Often times dye has a mind of its own, but sometimes with the right knowledge you can coerce it to be a little more cooperative. Today I’d like to cover a few techniques to help get you started in painting your own amazing pieces of fabric art.
This post is just for techniques for painting with dye. If you need to know how to prepare powdered procion dye for painting, check out this post here where I cover how to mix everything up and thicken the dye to make it paint-like.
Dye is predictably unpredictable. Okay, before you start thinking I’m crazy, just hear me out. When you put dye on fabric, those fabric fibers pull and spread the dye. So if we want a more watercolor-like, bleeding effect, we can totally use this property to our advantage.
Check out Neptune that I painted for my son’s space quilt.
The indistinct edges really give it a misty, cloudy effect. I achieved this by painting on the fabric with slightly thickened dye first, then used plain water to blend and spread the color.
If you want to spread even more, we flip the order of operations around and it totally changes the look. Here I put down a few random drops of water towards the edges of the area where I wanted the dye to spread. A little goes a long way with fabric, so you’ll probably need to use less than you think.
For the darker, more concentrated areas of color I held a brush with unthickened dye to the fabric longer and allowed the natural properties of the fabric and the water to pull the dye out. It will spread out more and more over time.
So what if we don’t want the dye to spread?
See Earth here?
Notice how you can see the brush strokes in the blue – I used fully thickened dye on dry fabric. The dye stays pretty much where you put it without spreading.
You can even blend dyes to give objects more dimension. Here are some flowers from a big project I’m currently working on.
Notice how the use of shading makes the petals look like they’re actually under or on top of one another? I used two strengths of thickened dye to achieve this. One was prepared at the full recommended strength while for the other was only about 1/3 strength. I used the darker dye on the side of the petal that is going under…
…then blended together the lighter dye.
You can blend together colors too. For the flower centers I used unthickened dyes in yellow…
…then added orange, overlapping a little…
…then red to get the center of the flowers you saw above.

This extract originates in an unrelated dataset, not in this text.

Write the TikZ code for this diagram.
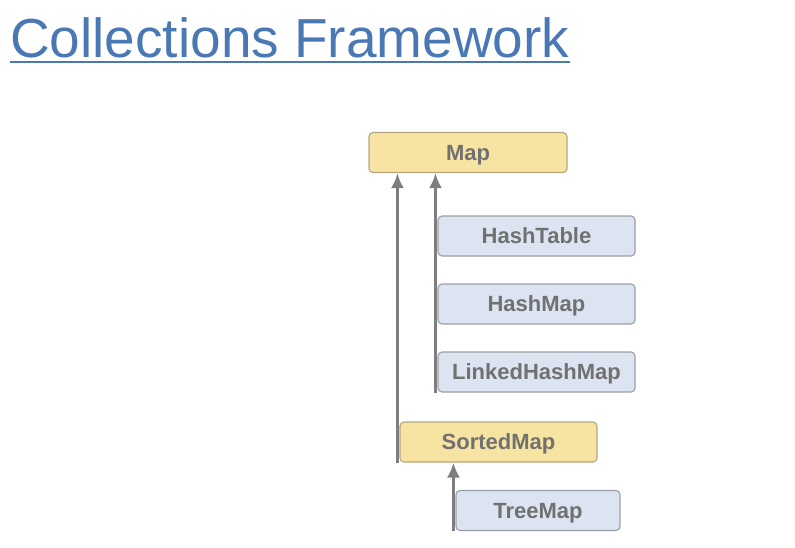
\documentclass[tikz,border=0pt]{standalone}
\usepackage{fontspec}
\setmainfont{Liberation Sans}
\usetikzlibrary{arrows.meta}
\definecolor{titleblue}{HTML}{4A78B4}
\definecolor{ifacefill}{HTML}{F8E4A2}
\definecolor{ifaceline}{HTML}{B4A67E}
\definecolor{classfill}{HTML}{DCE4F2}
\definecolor{classline}{HTML}{9A9EA6}
\definecolor{labelgray}{HTML}{717171}
\definecolor{arrowgray}{HTML}{7E7E7E}
\tikzstyle{title}=[inner sep=0pt, anchor=base west, text=titleblue, font=\fontsize{55}{60}\selectfont]
\tikzstyle{box}=[rounded corners=4pt, line width=1.1pt, minimum height=40pt, inner sep=0pt, text height=15.8pt, text depth=0pt, text=labelgray, font=\fontsize{22}{26}\selectfont\bfseries]
\tikzstyle{iface}=[box, draw=ifaceline, fill=ifacefill]
\tikzstyle{class}=[box, draw=classline, fill=classfill]
\tikzstyle{extends}=[->, line width=3pt, arrowgray]

\begin{document}
\begin{tikzpicture}[>={Latex[length=15pt,width=13pt]}, x=1pt, y=-1pt]
    \useasboundingbox (0,0) rectangle (795,547);

    % Title
    \draw (10,57) node[title] (title) {Collections Framework};
    \draw[titleblue, line width=2pt] ([yshift=-5pt]title.base west) -- ([yshift=-5pt]title.base east);

    % Interfaces
    \draw (468,152.5) node[iface, minimum width=198pt] (map) {Map};
    \draw (498.5,442) node[iface, minimum width=197pt] (smap) {SortedMap};

    % Classes
    \draw (536.5,236) node[class, minimum width=197pt] (htab) {HashTable};
    \draw (536.5,304) node[class, minimum width=197pt] (hmap) {HashMap};
    \draw (536.5,372) node[class, minimum width=197pt] (lhmap) {LinkedHashMap};
    \draw (538,510.5) node[class, minimum width=164pt] (tmap) {TreeMap};

    % Inheritance
    \draw[extends] ([xshift=-2pt]smap.south west) -- ([xshift=-2pt]smap.south west |- map.south);
    \draw[extends] ([xshift=-2pt]lhmap.south west) -- ([xshift=-2pt]lhmap.south west |- map.south);
    \draw[extends] ([xshift=-2pt]tmap.south west) -- ([xshift=-2pt]tmap.south west |- smap.south);

\end{tikzpicture}
\end{document}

Those are just a few ideas to get you started! Play around, experiment and see how you can get the dyes to interact on fabric!
Here’s a sneak peak of some dye painting from a project I’m currently working on!
usually when you dye stuff you ket in stew in hot water and than use a dye fixer, how do you do this when you paint with the dye
There are many different ways to dye. I cover the method I used to paint with dye in this blog post.
I love the Pansies. The outline, is that done with dye also?
Thank you. The outline was done using a hand-carved stamp and fabric block printing ink.
Hey ma’am, Which class of dyes have you used here
I use procion fiber reactive dyes (like those you’d use for tie dye). I discuss how I prepared the dye and fabric for painting in this blog post.
If I’m dying a black collar on a white shirt how will I wash it out without it bleeding onto the white?
Wash as normal (rinse under the faucet until water runs clear then wash in the washer with soap on hot). With dark colors like black you will need to do lots of rinsing before all the dye is out. Bleeding is more likely to happen during the dyeing process than in the rinsing, so you’ll want to use a method such as tying to ensure the dye doesn’t bleed into the areas you don’t want the dye.